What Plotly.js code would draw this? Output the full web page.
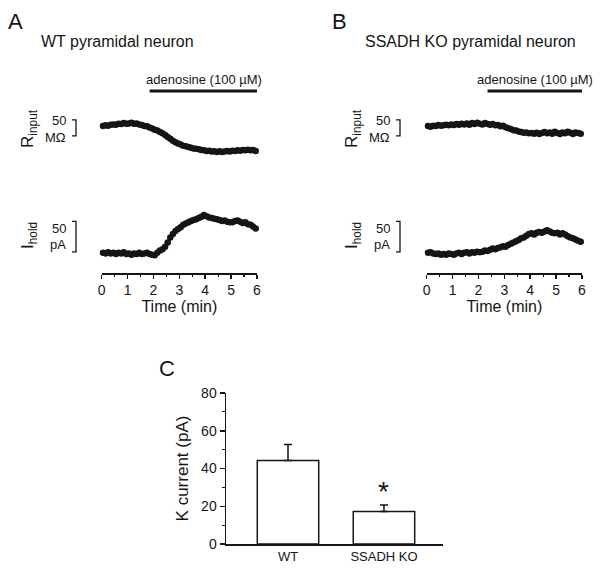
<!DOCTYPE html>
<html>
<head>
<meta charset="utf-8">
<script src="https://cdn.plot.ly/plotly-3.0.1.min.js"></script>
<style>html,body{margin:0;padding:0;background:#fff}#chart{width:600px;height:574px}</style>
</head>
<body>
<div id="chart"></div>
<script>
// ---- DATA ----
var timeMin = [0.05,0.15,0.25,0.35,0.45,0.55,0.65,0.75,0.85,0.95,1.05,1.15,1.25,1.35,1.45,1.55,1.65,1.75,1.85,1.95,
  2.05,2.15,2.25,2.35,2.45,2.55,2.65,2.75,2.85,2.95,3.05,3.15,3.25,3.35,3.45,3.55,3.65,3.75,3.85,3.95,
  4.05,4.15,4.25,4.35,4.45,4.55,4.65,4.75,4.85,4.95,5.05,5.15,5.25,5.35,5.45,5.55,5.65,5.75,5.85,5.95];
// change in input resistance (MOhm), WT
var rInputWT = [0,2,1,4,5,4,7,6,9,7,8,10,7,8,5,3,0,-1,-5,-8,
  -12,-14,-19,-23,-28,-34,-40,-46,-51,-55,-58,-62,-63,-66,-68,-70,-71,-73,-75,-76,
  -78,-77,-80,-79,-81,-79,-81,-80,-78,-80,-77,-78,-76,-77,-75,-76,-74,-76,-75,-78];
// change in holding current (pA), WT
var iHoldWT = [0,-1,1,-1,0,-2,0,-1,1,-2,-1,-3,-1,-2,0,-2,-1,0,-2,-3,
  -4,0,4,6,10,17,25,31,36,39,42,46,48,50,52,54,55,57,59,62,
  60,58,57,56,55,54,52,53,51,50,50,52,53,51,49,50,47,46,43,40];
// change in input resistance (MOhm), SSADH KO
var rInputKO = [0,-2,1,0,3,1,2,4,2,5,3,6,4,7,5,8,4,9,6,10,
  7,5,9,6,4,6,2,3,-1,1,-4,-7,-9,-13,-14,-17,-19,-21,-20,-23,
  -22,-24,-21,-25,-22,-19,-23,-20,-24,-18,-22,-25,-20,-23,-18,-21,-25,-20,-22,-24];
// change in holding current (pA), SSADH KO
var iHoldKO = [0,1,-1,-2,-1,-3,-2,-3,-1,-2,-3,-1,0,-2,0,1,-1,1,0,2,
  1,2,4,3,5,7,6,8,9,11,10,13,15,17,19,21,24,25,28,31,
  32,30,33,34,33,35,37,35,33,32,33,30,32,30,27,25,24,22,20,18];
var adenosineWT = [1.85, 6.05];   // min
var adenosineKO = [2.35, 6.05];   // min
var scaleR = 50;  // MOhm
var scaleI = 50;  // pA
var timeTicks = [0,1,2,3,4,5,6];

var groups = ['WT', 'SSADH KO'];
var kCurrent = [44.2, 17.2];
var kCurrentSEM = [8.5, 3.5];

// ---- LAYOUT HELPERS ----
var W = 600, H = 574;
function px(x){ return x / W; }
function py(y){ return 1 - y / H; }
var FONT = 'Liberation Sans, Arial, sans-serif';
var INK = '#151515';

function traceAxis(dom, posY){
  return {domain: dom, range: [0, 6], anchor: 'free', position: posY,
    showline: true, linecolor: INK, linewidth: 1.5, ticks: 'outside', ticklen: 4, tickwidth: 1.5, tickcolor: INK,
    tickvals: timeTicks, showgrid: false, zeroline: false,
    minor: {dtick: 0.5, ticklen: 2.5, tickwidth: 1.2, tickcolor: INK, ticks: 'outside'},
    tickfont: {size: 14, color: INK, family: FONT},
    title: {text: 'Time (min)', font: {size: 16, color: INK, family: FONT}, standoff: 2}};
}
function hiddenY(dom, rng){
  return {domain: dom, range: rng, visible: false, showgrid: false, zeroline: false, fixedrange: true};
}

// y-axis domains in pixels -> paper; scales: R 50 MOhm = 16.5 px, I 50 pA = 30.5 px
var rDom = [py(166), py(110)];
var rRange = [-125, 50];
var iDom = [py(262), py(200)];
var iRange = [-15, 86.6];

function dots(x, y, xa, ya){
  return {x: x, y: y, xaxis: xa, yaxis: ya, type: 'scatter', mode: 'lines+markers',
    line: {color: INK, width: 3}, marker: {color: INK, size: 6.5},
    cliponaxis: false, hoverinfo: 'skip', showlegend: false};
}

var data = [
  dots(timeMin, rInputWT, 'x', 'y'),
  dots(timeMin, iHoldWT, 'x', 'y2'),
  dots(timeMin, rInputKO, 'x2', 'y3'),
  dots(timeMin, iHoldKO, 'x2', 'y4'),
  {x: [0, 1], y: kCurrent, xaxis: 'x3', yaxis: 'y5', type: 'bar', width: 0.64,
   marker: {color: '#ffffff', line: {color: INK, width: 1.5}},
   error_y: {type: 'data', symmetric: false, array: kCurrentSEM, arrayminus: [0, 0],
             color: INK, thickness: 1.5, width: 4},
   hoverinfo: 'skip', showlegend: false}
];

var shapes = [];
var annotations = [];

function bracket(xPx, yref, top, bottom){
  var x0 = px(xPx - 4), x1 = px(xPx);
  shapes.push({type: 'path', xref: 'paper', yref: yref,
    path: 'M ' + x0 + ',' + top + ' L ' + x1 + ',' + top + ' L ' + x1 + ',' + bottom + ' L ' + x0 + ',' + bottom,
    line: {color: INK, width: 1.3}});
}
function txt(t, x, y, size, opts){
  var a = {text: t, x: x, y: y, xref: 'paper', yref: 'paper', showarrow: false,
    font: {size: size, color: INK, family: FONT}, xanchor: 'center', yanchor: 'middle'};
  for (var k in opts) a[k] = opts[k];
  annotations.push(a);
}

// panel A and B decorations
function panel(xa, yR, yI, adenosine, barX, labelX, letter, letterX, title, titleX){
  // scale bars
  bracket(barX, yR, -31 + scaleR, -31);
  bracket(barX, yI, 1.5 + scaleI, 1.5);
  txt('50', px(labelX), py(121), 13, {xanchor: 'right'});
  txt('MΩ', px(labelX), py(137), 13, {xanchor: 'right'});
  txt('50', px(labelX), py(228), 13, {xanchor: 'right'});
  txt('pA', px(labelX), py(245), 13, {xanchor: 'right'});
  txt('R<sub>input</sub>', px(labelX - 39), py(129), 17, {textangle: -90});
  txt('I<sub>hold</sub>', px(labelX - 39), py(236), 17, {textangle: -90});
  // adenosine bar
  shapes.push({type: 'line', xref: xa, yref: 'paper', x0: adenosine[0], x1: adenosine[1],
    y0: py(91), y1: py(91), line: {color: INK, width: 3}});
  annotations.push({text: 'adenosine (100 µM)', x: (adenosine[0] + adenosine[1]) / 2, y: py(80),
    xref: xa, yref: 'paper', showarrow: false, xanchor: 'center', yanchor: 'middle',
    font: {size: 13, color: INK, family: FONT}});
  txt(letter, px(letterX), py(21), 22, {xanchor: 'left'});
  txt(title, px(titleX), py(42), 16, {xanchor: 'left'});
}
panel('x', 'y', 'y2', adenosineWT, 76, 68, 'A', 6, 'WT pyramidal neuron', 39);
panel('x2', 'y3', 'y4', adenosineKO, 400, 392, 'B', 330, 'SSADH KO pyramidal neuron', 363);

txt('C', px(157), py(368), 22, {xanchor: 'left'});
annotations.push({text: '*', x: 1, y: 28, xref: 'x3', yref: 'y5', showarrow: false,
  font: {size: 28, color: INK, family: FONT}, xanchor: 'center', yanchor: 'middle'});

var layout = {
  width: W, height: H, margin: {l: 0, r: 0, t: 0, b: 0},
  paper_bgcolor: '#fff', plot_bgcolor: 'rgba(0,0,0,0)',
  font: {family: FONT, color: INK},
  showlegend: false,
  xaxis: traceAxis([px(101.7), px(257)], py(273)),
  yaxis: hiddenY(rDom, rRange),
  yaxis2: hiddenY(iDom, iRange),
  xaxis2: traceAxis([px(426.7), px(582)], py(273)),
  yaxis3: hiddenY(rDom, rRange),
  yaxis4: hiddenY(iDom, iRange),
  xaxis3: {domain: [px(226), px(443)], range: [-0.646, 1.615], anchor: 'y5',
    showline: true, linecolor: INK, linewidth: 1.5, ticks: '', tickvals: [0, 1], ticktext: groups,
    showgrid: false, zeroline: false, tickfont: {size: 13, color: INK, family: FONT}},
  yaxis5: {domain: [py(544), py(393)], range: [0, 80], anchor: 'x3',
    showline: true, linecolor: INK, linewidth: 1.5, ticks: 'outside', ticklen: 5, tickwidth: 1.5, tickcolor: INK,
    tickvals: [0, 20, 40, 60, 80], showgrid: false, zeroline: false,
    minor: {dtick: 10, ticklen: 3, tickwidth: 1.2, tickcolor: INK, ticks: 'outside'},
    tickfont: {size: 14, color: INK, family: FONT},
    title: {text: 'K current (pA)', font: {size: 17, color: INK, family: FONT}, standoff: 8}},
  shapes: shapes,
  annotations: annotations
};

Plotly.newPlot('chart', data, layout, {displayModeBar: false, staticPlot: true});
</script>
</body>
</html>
——————
• WHAT NEEDS TO BE DONE: Return nothing but the lines running from the start of the data to the line with "var INK = '#151515';", please, both ends included and no pictures.

• THE ANSWER:
What Plotly.js code would draw this? Output the full web page.
<!DOCTYPE html>
<html>
<head>
<meta charset="utf-8">
<script src="https://cdn.plot.ly/plotly-3.0.1.min.js"></script>
<style>html,body{margin:0;padding:0;background:#fff}#chart{width:600px;height:574px}</style>
</head>
<body>
<div id="chart"></div>
<script>
// ---- DATA ----
var timeMin = [0.05,0.15,0.25,0.35,0.45,0.55,0.65,0.75,0.85,0.95,1.05,1.15,1.25,1.35,1.45,1.55,1.65,1.75,1.85,1.95,
  2.05,2.15,2.25,2.35,2.45,2.55,2.65,2.75,2.85,2.95,3.05,3.15,3.25,3.35,3.45,3.55,3.65,3.75,3.85,3.95,
  4.05,4.15,4.25,4.35,4.45,4.55,4.65,4.75,4.85,4.95,5.05,5.15,5.25,5.35,5.45,5.55,5.65,5.75,5.85,5.95];
// change in input resistance (MOhm), WT
var rInputWT = [0,2,1,4,5,4,7,6,9,7,8,10,7,8,5,3,0,-1,-5,-8,
  -12,-14,-19,-23,-28,-34,-40,-46,-51,-55,-58,-62,-63,-66,-68,-70,-71,-73,-75,-76,
  -78,-77,-80,-79,-81,-79,-81,-80,-78,-80,-77,-78,-76,-77,-75,-76,-74,-76,-75,-78];
// change in holding current (pA), WT
var iHoldWT = [0,-1,1,-1,0,-2,0,-1,1,-2,-1,-3,-1,-2,0,-2,-1,0,-2,-3,
  -4,0,4,6,10,17,25,31,36,39,42,46,48,50,52,54,55,57,59,62,
  60,58,57,56,55,54,52,53,51,50,50,52,53,51,49,50,47,46,43,40];
// change in input resistance (MOhm), SSADH KO
var rInputKO = [0,-2,1,0,3,1,2,4,2,5,3,6,4,7,5,8,4,9,6,10,
  7,5,9,6,4,6,2,3,-1,1,-4,-7,-9,-13,-14,-17,-19,-21,-20,-23,
  -22,-24,-21,-25,-22,-19,-23,-20,-24,-18,-22,-25,-20,-23,-18,-21,-25,-20,-22,-24];
// change in holding current (pA), SSADH KO
var iHoldKO = [0,1,-1,-2,-1,-3,-2,-3,-1,-2,-3,-1,0,-2,0,1,-1,1,0,2,
  1,2,4,3,5,7,6,8,9,11,10,13,15,17,19,21,24,25,28,31,
  32,30,33,34,33,35,37,35,33,32,33,30,32,30,27,25,24,22,20,18];
var adenosineWT = [1.85, 6.05];   // min
var adenosineKO = [2.35, 6.05];   // min
var scaleR = 50;  // MOhm
var scaleI = 50;  // pA
var timeTicks = [0,1,2,3,4,5,6];

var groups = ['WT', 'SSADH KO'];
var kCurrent = [44.2, 17.2];
var kCurrentSEM = [8.5, 3.5];

// ---- LAYOUT HELPERS ----
var W = 600, H = 574;
function px(x){ return x / W; }
function py(y){ return 1 - y / H; }
var FONT = 'Liberation Sans, Arial, sans-serif';
var INK = '#151515';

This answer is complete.